Source material:
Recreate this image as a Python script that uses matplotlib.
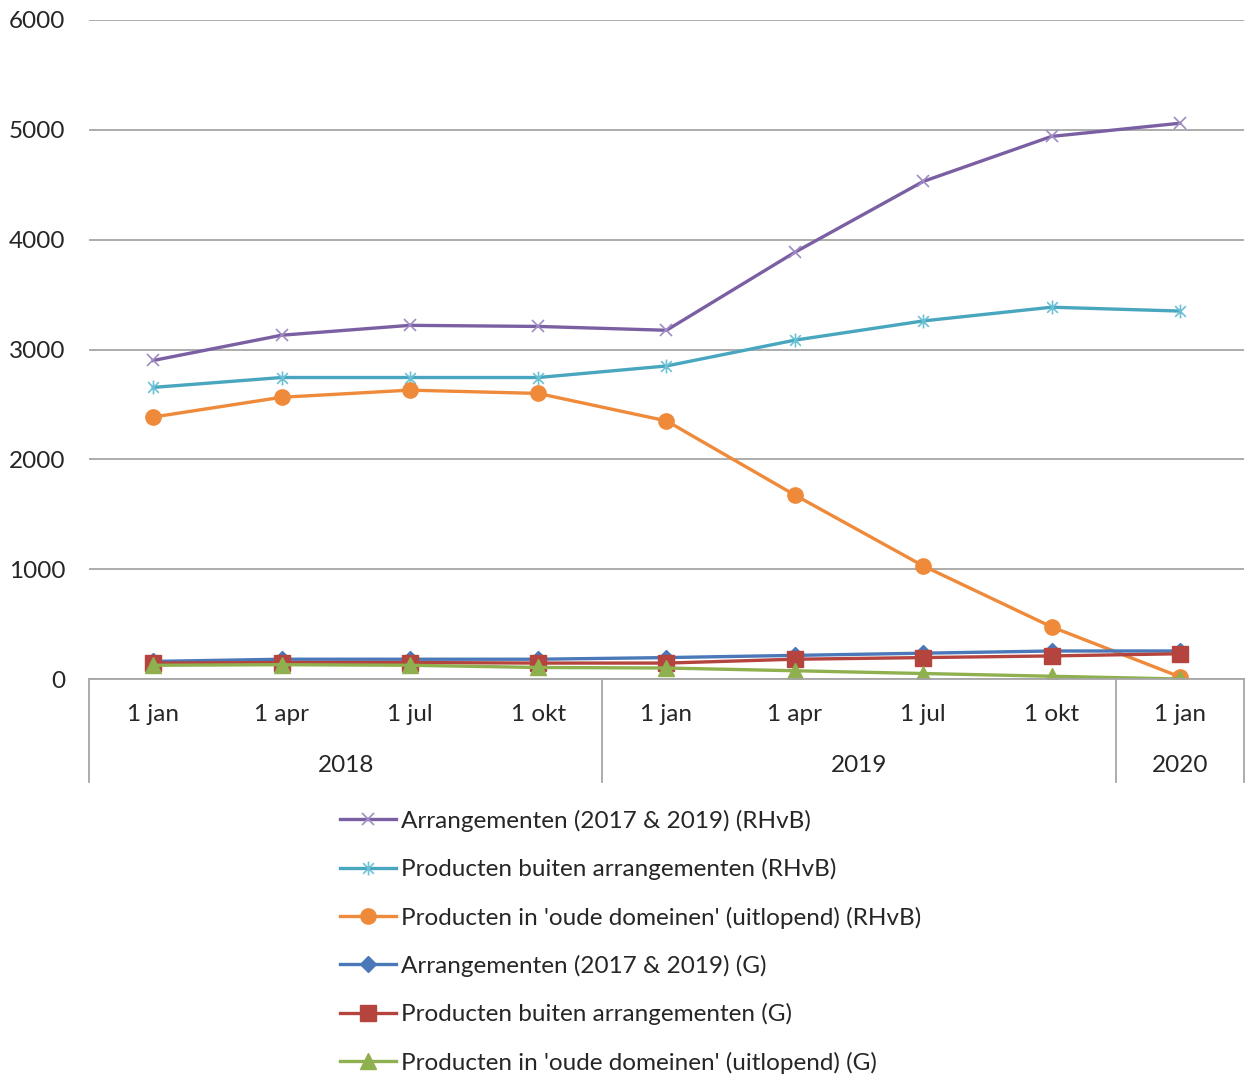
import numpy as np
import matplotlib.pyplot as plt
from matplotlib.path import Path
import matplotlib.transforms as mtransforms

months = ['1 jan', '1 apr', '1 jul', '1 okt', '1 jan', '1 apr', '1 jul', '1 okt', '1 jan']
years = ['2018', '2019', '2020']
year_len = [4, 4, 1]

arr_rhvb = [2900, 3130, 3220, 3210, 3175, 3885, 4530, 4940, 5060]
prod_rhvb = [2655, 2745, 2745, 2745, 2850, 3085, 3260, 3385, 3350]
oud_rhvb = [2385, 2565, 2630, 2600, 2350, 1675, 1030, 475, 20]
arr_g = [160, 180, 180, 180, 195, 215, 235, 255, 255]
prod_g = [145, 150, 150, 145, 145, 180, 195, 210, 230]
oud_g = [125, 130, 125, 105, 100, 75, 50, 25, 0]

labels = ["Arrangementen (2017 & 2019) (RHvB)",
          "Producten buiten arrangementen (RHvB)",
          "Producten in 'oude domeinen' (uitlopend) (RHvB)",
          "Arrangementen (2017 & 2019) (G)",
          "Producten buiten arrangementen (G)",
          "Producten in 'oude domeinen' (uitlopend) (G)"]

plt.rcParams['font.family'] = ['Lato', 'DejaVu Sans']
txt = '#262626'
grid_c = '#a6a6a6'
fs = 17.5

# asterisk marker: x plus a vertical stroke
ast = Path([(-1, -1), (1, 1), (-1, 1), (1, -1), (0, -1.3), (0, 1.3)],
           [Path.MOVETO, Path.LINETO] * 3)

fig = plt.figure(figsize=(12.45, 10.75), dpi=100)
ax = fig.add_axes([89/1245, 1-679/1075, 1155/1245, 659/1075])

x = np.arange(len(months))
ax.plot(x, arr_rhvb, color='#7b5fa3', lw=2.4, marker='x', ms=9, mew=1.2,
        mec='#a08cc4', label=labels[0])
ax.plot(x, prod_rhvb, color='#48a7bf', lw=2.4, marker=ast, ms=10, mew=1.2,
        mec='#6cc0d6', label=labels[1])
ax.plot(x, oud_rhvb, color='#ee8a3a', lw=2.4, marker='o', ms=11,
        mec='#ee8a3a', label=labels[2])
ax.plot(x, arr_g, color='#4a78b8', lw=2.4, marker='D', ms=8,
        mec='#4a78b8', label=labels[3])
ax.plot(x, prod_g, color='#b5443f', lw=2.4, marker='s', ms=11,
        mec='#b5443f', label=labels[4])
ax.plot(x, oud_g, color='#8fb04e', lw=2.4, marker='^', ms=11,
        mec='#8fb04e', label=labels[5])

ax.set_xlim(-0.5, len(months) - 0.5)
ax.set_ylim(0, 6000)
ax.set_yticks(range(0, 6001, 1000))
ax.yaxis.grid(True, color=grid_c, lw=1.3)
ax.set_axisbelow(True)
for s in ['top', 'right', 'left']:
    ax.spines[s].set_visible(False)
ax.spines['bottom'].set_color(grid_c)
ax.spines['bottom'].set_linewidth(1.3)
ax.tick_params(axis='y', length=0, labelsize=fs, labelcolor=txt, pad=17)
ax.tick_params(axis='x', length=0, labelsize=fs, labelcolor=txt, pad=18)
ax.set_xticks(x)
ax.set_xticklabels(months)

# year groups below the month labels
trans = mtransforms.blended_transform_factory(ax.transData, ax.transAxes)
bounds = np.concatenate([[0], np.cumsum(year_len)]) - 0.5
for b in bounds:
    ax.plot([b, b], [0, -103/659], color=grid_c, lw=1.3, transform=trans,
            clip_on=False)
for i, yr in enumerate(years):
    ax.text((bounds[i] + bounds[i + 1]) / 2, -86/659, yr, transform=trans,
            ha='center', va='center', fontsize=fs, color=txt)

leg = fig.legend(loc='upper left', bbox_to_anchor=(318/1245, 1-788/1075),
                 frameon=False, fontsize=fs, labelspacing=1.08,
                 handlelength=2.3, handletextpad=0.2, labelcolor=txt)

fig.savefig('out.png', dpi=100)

Set task:
Repeat the material above in full and exactly, apart from the pictures.

Solution to this problem:
Recreate this image as a Python script that uses matplotlib.
import numpy as np
import matplotlib.pyplot as plt
from matplotlib.path import Path
import matplotlib.transforms as mtransforms

months = ['1 jan', '1 apr', '1 jul', '1 okt', '1 jan', '1 apr', '1 jul', '1 okt', '1 jan']
years = ['2018', '2019', '2020']
year_len = [4, 4, 1]

arr_rhvb = [2900, 3130, 3220, 3210, 3175, 3885, 4530, 4940, 5060]
prod_rhvb = [2655, 2745, 2745, 2745, 2850, 3085, 3260, 3385, 3350]
oud_rhvb = [2385, 2565, 2630, 2600, 2350, 1675, 1030, 475, 20]
arr_g = [160, 180, 180, 180, 195, 215, 235, 255, 255]
prod_g = [145, 150, 150, 145, 145, 180, 195, 210, 230]
oud_g = [125, 130, 125, 105, 100, 75, 50, 25, 0]

labels = ["Arrangementen (2017 & 2019) (RHvB)",
          "Producten buiten arrangementen (RHvB)",
          "Producten in 'oude domeinen' (uitlopend) (RHvB)",
          "Arrangementen (2017 & 2019) (G)",
          "Producten buiten arrangementen (G)",
          "Producten in 'oude domeinen' (uitlopend) (G)"]

plt.rcParams['font.family'] = ['Lato', 'DejaVu Sans']
txt = '#262626'
grid_c = '#a6a6a6'
fs = 17.5

# asterisk marker: x plus a vertical stroke
ast = Path([(-1, -1), (1, 1), (-1, 1), (1, -1), (0, -1.3), (0, 1.3)],
           [Path.MOVETO, Path.LINETO] * 3)

fig = plt.figure(figsize=(12.45, 10.75), dpi=100)
ax = fig.add_axes([89/1245, 1-679/1075, 1155/1245, 659/1075])

x = np.arange(len(months))
ax.plot(x, arr_rhvb, color='#7b5fa3', lw=2.4, marker='x', ms=9, mew=1.2,
        mec='#a08cc4', label=labels[0])
ax.plot(x, prod_rhvb, color='#48a7bf', lw=2.4, marker=ast, ms=10, mew=1.2,
        mec='#6cc0d6', label=labels[1])
ax.plot(x, oud_rhvb, color='#ee8a3a', lw=2.4, marker='o', ms=11,
        mec='#ee8a3a', label=labels[2])
ax.plot(x, arr_g, color='#4a78b8', lw=2.4, marker='D', ms=8,
        mec='#4a78b8', label=labels[3])
ax.plot(x, prod_g, color='#b5443f', lw=2.4, marker='s', ms=11,
        mec='#b5443f', label=labels[4])
ax.plot(x, oud_g, color='#8fb04e', lw=2.4, marker='^', ms=11,
        mec='#8fb04e', label=labels[5])

ax.set_xlim(-0.5, len(months) - 0.5)
ax.set_ylim(0, 6000)
ax.set_yticks(range(0, 6001, 1000))
ax.yaxis.grid(True, color=grid_c, lw=1.3)
ax.set_axisbelow(True)
for s in ['top', 'right', 'left']:
    ax.spines[s].set_visible(False)
ax.spines['bottom'].set_color(grid_c)
ax.spines['bottom'].set_linewidth(1.3)
ax.tick_params(axis='y', length=0, labelsize=fs, labelcolor=txt, pad=17)
ax.tick_params(axis='x', length=0, labelsize=fs, labelcolor=txt, pad=18)
ax.set_xticks(x)
ax.set_xticklabels(months)

# year groups below the month labels
trans = mtransforms.blended_transform_factory(ax.transData, ax.transAxes)
bounds = np.concatenate([[0], np.cumsum(year_len)]) - 0.5
for b in bounds:
    ax.plot([b, b], [0, -103/659], color=grid_c, lw=1.3, transform=trans,
            clip_on=False)
for i, yr in enumerate(years):
    ax.text((bounds[i] + bounds[i + 1]) / 2, -86/659, yr, transform=trans,
            ha='center', va='center', fontsize=fs, color=txt)

leg = fig.legend(loc='upper left', bbox_to_anchor=(318/1245, 1-788/1075),
                 frameon=False, fontsize=fs, labelspacing=1.08,
                 handlelength=2.3, handletextpad=0.2, labelcolor=txt)

fig.savefig('out.png', dpi=100)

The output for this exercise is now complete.